- AIM OF THE EXERCISE: For each line below that includes the word "size", make a copy.

- MATERIAL PROVIDED:
--- --- ---

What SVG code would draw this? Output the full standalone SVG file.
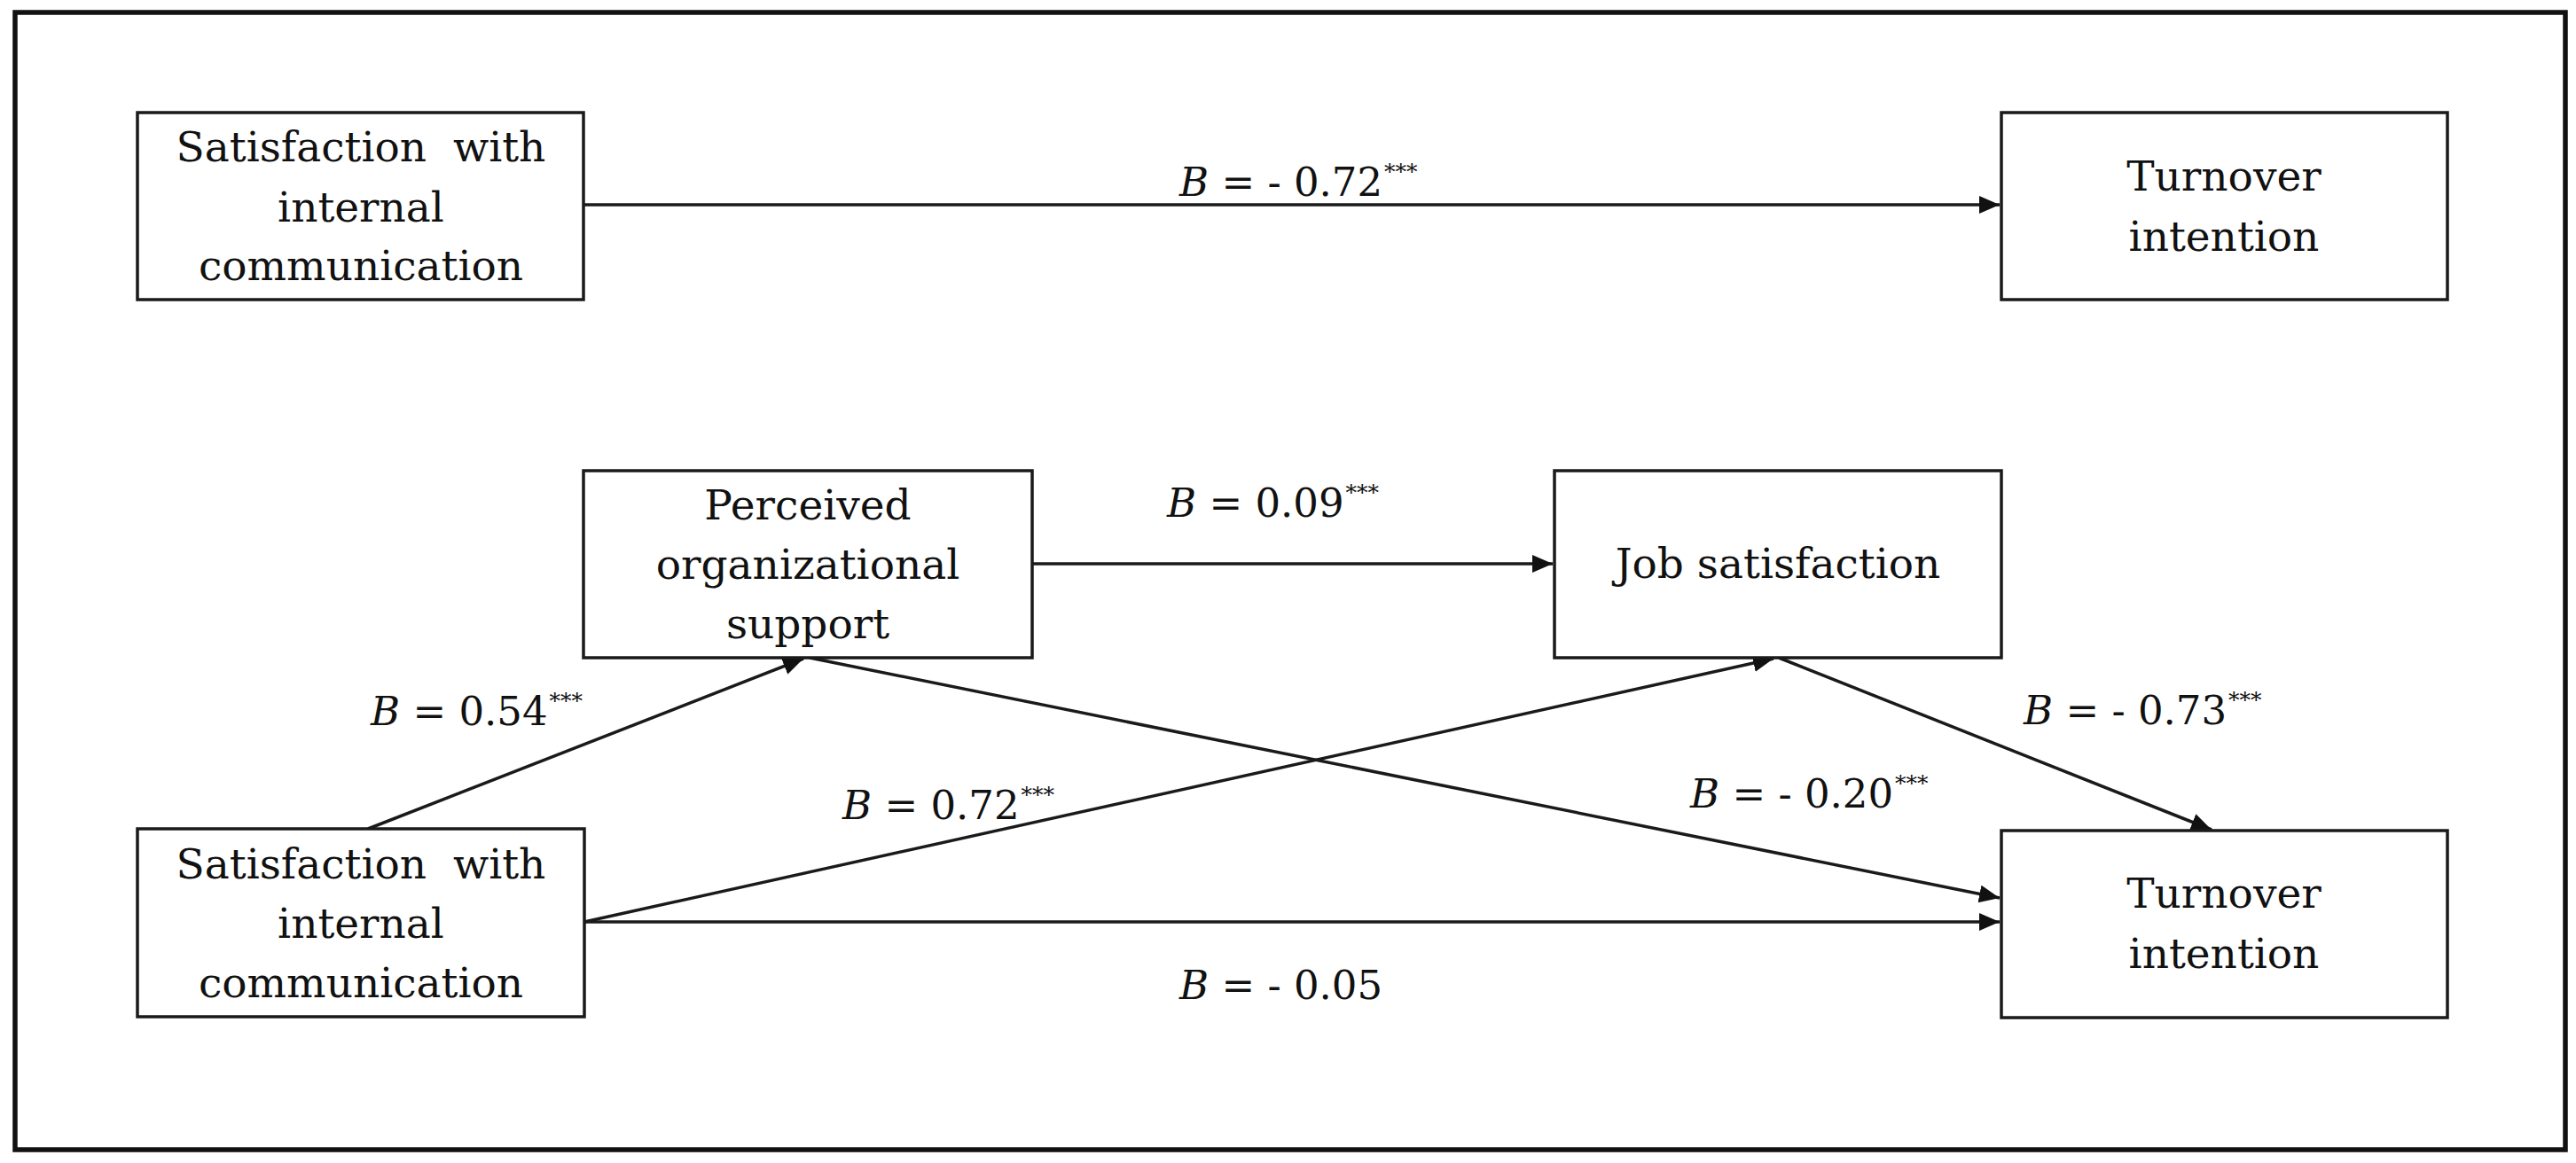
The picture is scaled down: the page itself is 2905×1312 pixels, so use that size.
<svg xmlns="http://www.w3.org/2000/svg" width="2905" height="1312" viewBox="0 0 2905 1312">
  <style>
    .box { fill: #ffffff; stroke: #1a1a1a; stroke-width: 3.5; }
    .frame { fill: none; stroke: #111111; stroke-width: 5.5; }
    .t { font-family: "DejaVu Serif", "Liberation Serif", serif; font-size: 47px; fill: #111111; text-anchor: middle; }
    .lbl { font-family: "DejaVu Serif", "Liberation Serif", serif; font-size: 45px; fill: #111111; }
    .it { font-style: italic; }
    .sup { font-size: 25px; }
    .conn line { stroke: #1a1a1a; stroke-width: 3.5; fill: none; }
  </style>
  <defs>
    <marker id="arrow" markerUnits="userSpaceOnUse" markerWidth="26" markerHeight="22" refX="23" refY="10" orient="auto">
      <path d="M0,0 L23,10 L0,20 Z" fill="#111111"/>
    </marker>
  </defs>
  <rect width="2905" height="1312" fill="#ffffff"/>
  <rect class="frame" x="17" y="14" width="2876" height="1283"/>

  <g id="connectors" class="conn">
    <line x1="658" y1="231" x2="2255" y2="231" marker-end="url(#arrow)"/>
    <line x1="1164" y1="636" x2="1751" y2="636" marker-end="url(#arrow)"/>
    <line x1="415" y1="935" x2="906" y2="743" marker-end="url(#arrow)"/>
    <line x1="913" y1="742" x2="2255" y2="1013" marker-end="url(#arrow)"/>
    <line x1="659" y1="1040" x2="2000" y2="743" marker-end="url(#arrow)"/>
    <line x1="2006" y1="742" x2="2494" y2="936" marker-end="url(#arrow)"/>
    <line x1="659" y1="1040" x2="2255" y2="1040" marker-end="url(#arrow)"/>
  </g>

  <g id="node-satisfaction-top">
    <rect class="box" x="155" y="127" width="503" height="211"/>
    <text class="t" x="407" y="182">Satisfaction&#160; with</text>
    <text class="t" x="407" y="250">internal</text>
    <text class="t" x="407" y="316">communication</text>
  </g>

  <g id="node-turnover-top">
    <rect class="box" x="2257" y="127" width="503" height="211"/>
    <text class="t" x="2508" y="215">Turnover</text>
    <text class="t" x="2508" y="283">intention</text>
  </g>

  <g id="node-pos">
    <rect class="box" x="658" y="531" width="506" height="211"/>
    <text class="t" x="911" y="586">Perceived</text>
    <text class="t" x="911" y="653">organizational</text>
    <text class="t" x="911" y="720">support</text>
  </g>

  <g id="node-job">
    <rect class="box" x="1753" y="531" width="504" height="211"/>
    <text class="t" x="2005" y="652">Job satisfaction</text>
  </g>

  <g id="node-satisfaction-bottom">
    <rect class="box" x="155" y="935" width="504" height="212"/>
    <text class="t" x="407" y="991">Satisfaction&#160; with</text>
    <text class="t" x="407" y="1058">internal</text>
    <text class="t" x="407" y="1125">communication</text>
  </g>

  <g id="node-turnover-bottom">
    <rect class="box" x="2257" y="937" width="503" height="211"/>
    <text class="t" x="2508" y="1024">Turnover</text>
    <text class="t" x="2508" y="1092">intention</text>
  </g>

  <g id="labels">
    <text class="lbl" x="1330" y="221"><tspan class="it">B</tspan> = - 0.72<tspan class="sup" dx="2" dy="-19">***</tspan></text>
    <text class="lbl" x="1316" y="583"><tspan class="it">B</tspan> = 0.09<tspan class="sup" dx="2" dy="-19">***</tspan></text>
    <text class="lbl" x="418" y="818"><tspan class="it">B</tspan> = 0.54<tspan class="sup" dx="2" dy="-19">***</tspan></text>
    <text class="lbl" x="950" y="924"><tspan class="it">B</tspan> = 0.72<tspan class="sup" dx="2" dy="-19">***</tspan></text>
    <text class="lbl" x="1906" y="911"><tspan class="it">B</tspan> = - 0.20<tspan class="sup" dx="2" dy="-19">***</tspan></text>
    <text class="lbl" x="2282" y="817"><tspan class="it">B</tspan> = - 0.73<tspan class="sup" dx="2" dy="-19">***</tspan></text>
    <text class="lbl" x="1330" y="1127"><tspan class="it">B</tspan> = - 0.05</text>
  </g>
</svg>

--- --- ---

- ANSWER IN FULL:
The picture is scaled down: the page itself is 2905×1312 pixels, so use that size.
    .t { font-family: "DejaVu Serif", "Liberation Serif", serif; font-size: 47px; fill: #111111; text-anchor: middle; }
    .lbl { font-family: "DejaVu Serif", "Liberation Serif", serif; font-size: 45px; fill: #111111; }
    .sup { font-size: 25px; }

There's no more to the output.